Toute trace a disparu et il ne retrouve rien des sensations qu’il y avait vécues : les choses ne
rendent pas de compte…
La civilisation occidentale est née avec les Dix Commandements et la Tragédie grecque, elle a
connu son apogée au Siècle des Lumières. La Shoah et ses divers avatars ont causé à cette
civilisation une blessure irréparable.
Le texte d’Imre Kertész (Prix Nobel de littérature 2002), ici adapté pour le théâtre, n’est pas
un témoignage de plus sur la Shoah. Il s’agit ici, par la littérature, de donner un sens à la
survie : celle de l’espèce humaine comme celle des individus.

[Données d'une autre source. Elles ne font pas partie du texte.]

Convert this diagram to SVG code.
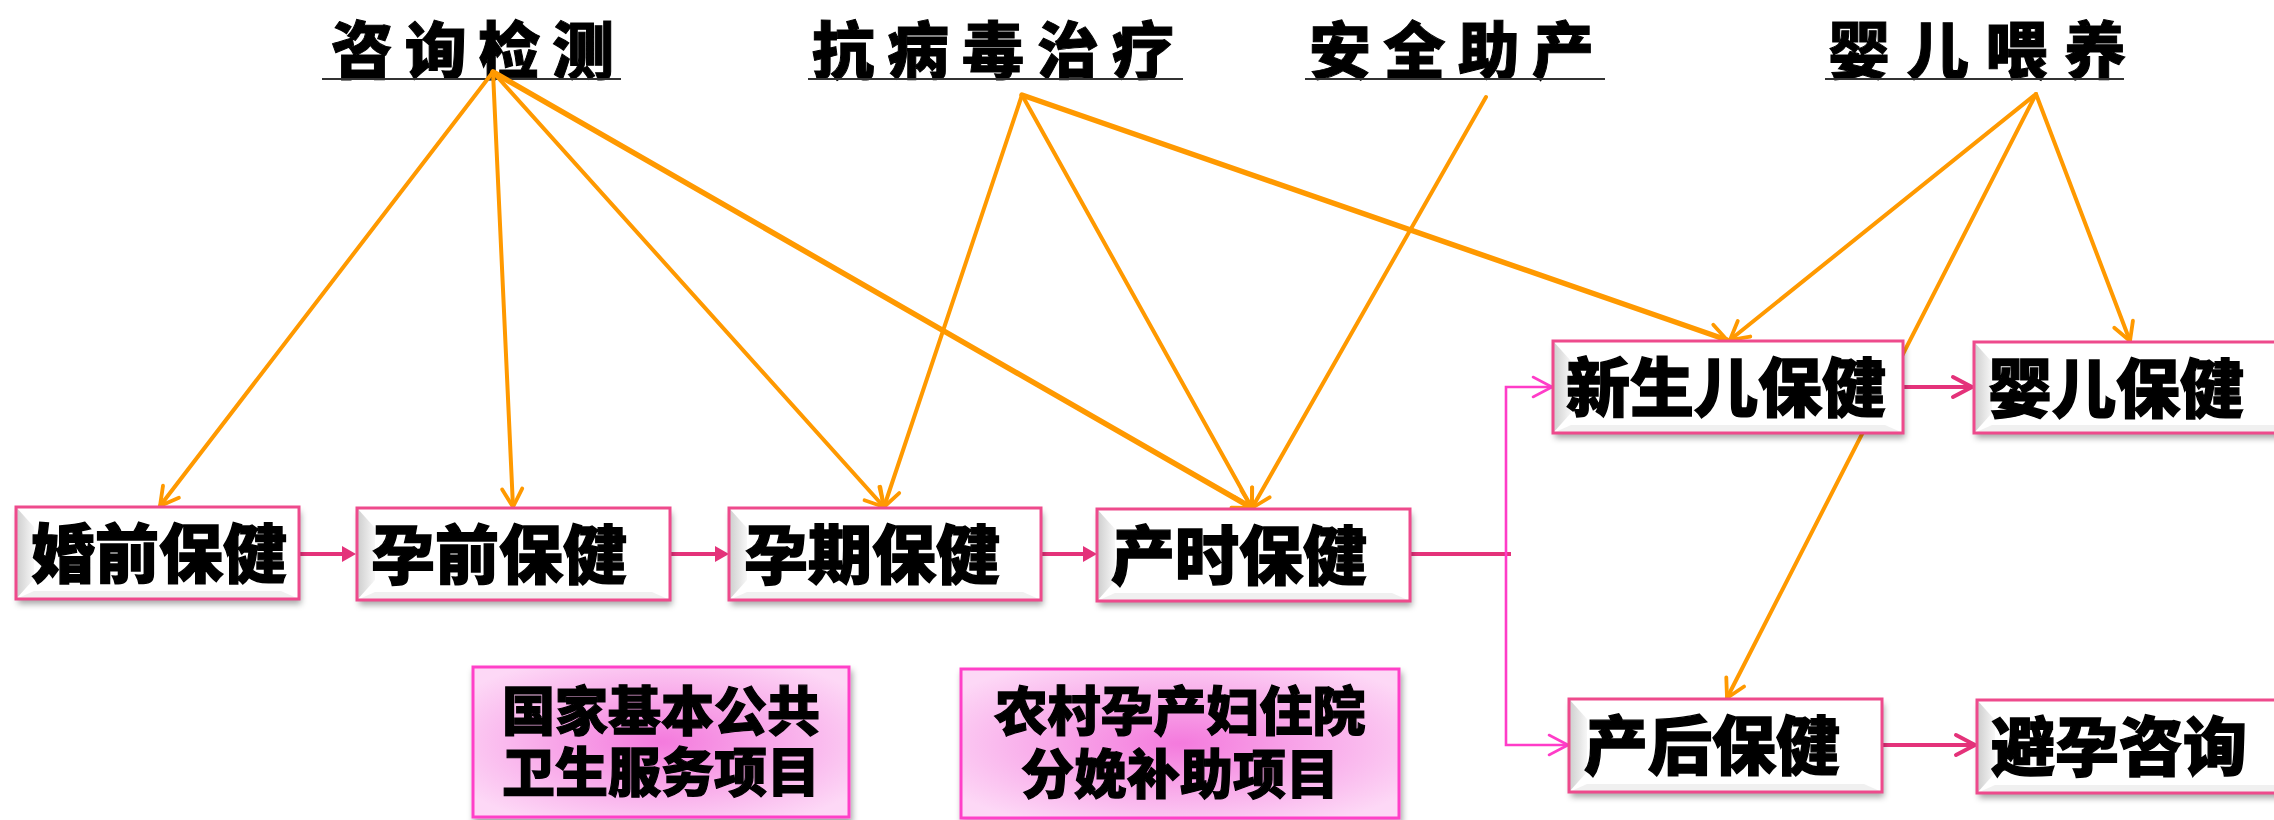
<svg xmlns="http://www.w3.org/2000/svg" width="2274" height="820" viewBox="0 0 2274 820">
  <style>
    .title { font-family: "Noto Sans CJK SC", "Noto Sans CJK TC", sans-serif; font-weight: 900; font-size: 62px; fill: #000; stroke: #000; stroke-width: 1; }
    .uline { stroke: #333; stroke-width: 2.2; }
    .lbl { font-family: "Noto Sans CJK SC", "Noto Sans CJK TC", sans-serif; font-weight: 900; font-size: 64px; fill: #000; stroke: #000; stroke-width: 1.4; }
    .plbl { font-family: "Noto Sans CJK SC", "Noto Sans CJK TC", sans-serif; font-weight: 900; font-size: 53px; fill: #000; stroke: #000; stroke-width: 1.2; text-anchor: middle; }
    .box { fill: #fff; stroke: none; filter: url(#sh); }
    .border { fill: none; stroke: #EE4A8C; stroke-width: 3; }
    .bevL { fill: url(#bevGrad); }
    .bevB { fill: #ececec; opacity: 0.8; }
    .pbox { fill: url(#pinkFill); stroke: #FF40C8; stroke-width: 3; filter: url(#sh); }
    .org { stroke: #FF9900; stroke-width: 4; fill: none; stroke-linecap: round; marker-end: url(#vOrg); }
    .org.thick { stroke-width: 5.5; }
    .pk { stroke: #E4327A; stroke-width: 4; fill: none; }
    .mg { stroke: #FF3CC8; stroke-width: 2.6; fill: none; }
  </style>
  <defs>
    <filter id="sh" x="-5%" y="-10%" width="115%" height="135%">
      <feDropShadow dx="2" dy="5" stdDeviation="3" flood-color="#000" flood-opacity="0.35"/>
    </filter>
    <linearGradient id="bevGrad" x1="0" y1="0" x2="1" y2="0">
      <stop offset="0" stop-color="#cdcdcd"/>
      <stop offset="1" stop-color="#f7f7f7"/>
    </linearGradient>
    <radialGradient id="pinkFill" cx="50%" cy="50%" r="62%">
      <stop offset="0" stop-color="#F47ADD"/>
      <stop offset="0.35" stop-color="#F79CE6"/>
      <stop offset="1" stop-color="#FDD8F6"/>
    </radialGradient>
    <marker id="vOrg" markerUnits="userSpaceOnUse" viewBox="-22 -14 26 28" markerWidth="26" markerHeight="28" refX="0" refY="0" orient="auto">
      <path d="M-18,-10 L0,0 L-18,10" fill="none" stroke="#FF9900" stroke-width="3.8" stroke-linecap="round" stroke-linejoin="round"/>
    </marker>
    <marker id="triPk" markerUnits="userSpaceOnUse" viewBox="-10 -10 18 20" markerWidth="18" markerHeight="20" refX="0" refY="0" orient="auto">
      <path d="M-8,-8 L6,0 L-8,8 Z" fill="#E4327A"/>
    </marker>
    <marker id="vPk" markerUnits="userSpaceOnUse" viewBox="-24 -14 28 28" markerWidth="28" markerHeight="28" refX="0" refY="0" orient="auto">
      <path d="M-19,-10 L0,0 L-19,10" fill="none" stroke="#E4327A" stroke-width="4" stroke-linecap="round" stroke-linejoin="round"/>
    </marker>
    <marker id="vMg" markerUnits="userSpaceOnUse" viewBox="-24 -14 28 28" markerWidth="28" markerHeight="28" refX="0" refY="0" orient="auto">
      <path d="M-19,-10 L0,0 L-19,10" fill="none" stroke="#FF3CC8" stroke-width="2.6" stroke-linecap="round" stroke-linejoin="round"/>
    </marker>
  </defs>

  <rect x="0" y="0" width="2274" height="820" fill="#fff"/>

  <!-- category titles -->
  <g id="t-zixun">
    <text class="title" x="331" y="74" textLength="283" lengthAdjust="spacing">咨询检测</text>
    <line class="uline" x1="322" y1="79" x2="621" y2="79"/>
  </g>
  <g id="t-kangbing">
    <text class="title" x="812" y="74" textLength="362" lengthAdjust="spacing">抗病毒治疗</text>
    <line class="uline" x1="808" y1="79" x2="1183" y2="79"/>
  </g>
  <g id="t-anquan">
    <text class="title" x="1309" y="74" textLength="285" lengthAdjust="spacing">安全助产</text>
    <line class="uline" x1="1305" y1="79" x2="1605" y2="79"/>
  </g>
  <g id="t-weiyang">
    <text class="title" x="1828" y="74" textLength="298" lengthAdjust="spacing">婴儿喂养</text>
    <line class="uline" x1="1825" y1="79" x2="2124" y2="79"/>
  </g>

  <!-- connectors -->
  <g id="connectors">
    <line class="org" x1="493" y1="72" x2="160" y2="506"/>
    <line class="org" x1="493" y1="72" x2="513" y2="507"/>
    <line class="org" x1="493" y1="72" x2="884" y2="507"/>
    <line class="org thick" x1="493" y1="72" x2="1252" y2="508"/>
    <line class="org" x1="1022" y1="95" x2="884" y2="507"/>
    <line class="org" x1="1022" y1="95" x2="1252" y2="508"/>
    <line class="org thick" x1="1022" y1="95" x2="1727" y2="340"/>
    <line class="org" x1="1486" y1="97" x2="1252" y2="508"/>
    <line class="org" x1="2036" y1="94" x2="1730" y2="340"/>
    <line class="org" x1="2036" y1="94" x2="2130" y2="341"/>
    <line class="org" x1="2036" y1="94" x2="1727" y2="698"/>

    <line class="pk" x1="299" y1="554" x2="350" y2="554" marker-end="url(#triPk)"/>
    <line class="pk" x1="670" y1="554" x2="723" y2="554" marker-end="url(#triPk)"/>
    <line class="pk" x1="1041" y1="554" x2="1091" y2="554" marker-end="url(#triPk)"/>
    <line class="pk" x1="1410" y1="554" x2="1511" y2="554"/>
    <path class="mg" d="M1506,554 V387 H1552" marker-end="url(#vMg)"/>
    <path class="mg" d="M1506,554 V745 H1568" marker-end="url(#vMg)"/>
    <line class="pk" x1="1903" y1="387" x2="1972" y2="387" marker-end="url(#vPk)"/>
    <line class="pk" x1="1882" y1="745" x2="1975" y2="745" marker-end="url(#vPk)"/>
  </g>

  <!-- main nodes -->
  <g id="n-hunqian">
    <rect class="box" x="16" y="507" width="283" height="92"/>
    <polygon class="bevL" points="16,507 34,527 34,579 16,599"/>
    <polygon class="bevB" points="16,599 34,591 281,591 299,599"/>
    <rect class="border" x="16" y="507" width="283" height="92"/>
    <text class="lbl" x="31" y="577">婚前保健</text>
  </g>
  <g id="n-yunqian">
    <rect class="box" x="357" y="508" width="313" height="92"/>
    <polygon class="bevL" points="357,508 375,528 375,580 357,600"/>
    <polygon class="bevB" points="357,600 375,592 652,592 670,600"/>
    <rect class="border" x="357" y="508" width="313" height="92"/>
    <text class="lbl" x="371" y="578">孕前保健</text>
  </g>
  <g id="n-yunqi">
    <rect class="box" x="729" y="508" width="312" height="92"/>
    <polygon class="bevL" points="729,508 747,528 747,580 729,600"/>
    <polygon class="bevB" points="729,600 747,592 1023,592 1041,600"/>
    <rect class="border" x="729" y="508" width="312" height="92"/>
    <text class="lbl" x="744" y="578">孕期保健</text>
  </g>
  <g id="n-chanshi">
    <rect class="box" x="1097" y="509" width="313" height="92"/>
    <polygon class="bevL" points="1097,509 1115,529 1115,581 1097,601"/>
    <polygon class="bevB" points="1097,601 1115,593 1392,593 1410,601"/>
    <rect class="border" x="1097" y="509" width="313" height="92"/>
    <text class="lbl" x="1111" y="579">产时保健</text>
  </g>
  <g id="n-xinsheng">
    <rect class="box" x="1553" y="341" width="350" height="92"/>
    <polygon class="bevL" points="1553,341 1571,361 1571,413 1553,433"/>
    <polygon class="bevB" points="1553,433 1571,425 1885,425 1903,433"/>
    <rect class="border" x="1553" y="341" width="350" height="92"/>
    <text class="lbl" x="1566" y="411">新生儿保健</text>
  </g>
  <g id="n-yinger">
    <rect class="box" x="1974" y="342" width="330" height="91"/>
    <polygon class="bevL" points="1974,342 1992,362 1992,413 1974,433"/>
    <polygon class="bevB" points="1974,433 1992,425 2286,425 2304,433"/>
    <rect class="border" x="1974" y="342" width="330" height="91"/>
    <text class="lbl" x="1988" y="412">婴儿保健</text>
  </g>
  <g id="n-chanhou">
    <rect class="box" x="1569" y="699" width="313" height="93"/>
    <polygon class="bevL" points="1569,699 1587,719 1587,772 1569,792"/>
    <polygon class="bevB" points="1569,792 1587,784 1864,784 1882,792"/>
    <rect class="border" x="1569" y="699" width="313" height="93"/>
    <text class="lbl" x="1584" y="769">产后保健</text>
  </g>
  <g id="n-biyun">
    <rect class="box" x="1977" y="700" width="330" height="93"/>
    <polygon class="bevL" points="1977,700 1995,720 1995,773 1977,793"/>
    <polygon class="bevB" points="1977,793 1995,785 2289,785 2307,793"/>
    <rect class="border" x="1977" y="700" width="330" height="93"/>
    <text class="lbl" x="1991" y="770">避孕咨询</text>
  </g>

  <!-- project boxes -->
  <g id="n-guojia">
    <rect class="pbox" x="473" y="667" width="376" height="150"/>
    <text class="plbl"><tspan x="661" y="731">国家基本公共</tspan><tspan x="661" y="792">卫生服务项目</tspan></text>
  </g>
  <g id="n-nongcun">
    <rect class="pbox" x="961" y="669" width="438" height="149"/>
    <text class="plbl"><tspan x="1180" y="731">农村孕产妇住院</tspan><tspan x="1180" y="794">分娩补助项目</tspan></text>
  </g>
</svg>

Pour Imre Kertész, être sans destin déporté à Auschwitz à l’âge de 14 ans, puis écrivain de
l’ombre dans la Hongrie stalinienne, il s’agissait de passer du statut de survivant à celui de
témoin, puis à celui d’écrivain, donc de sujet. Selon lui, l’art seul peut nous permettre, en
réinventant une nouvelle mythologie, de reconstruire un destin pour l’humanité. Un destin qui
se fonde sur la prise à bras le corps de ce qui s’est réellement passé, sans se vautrer dans
une sidération/fascination compassionnelle et stérile.
Imre Kertész ouvre la voie au soulèvement.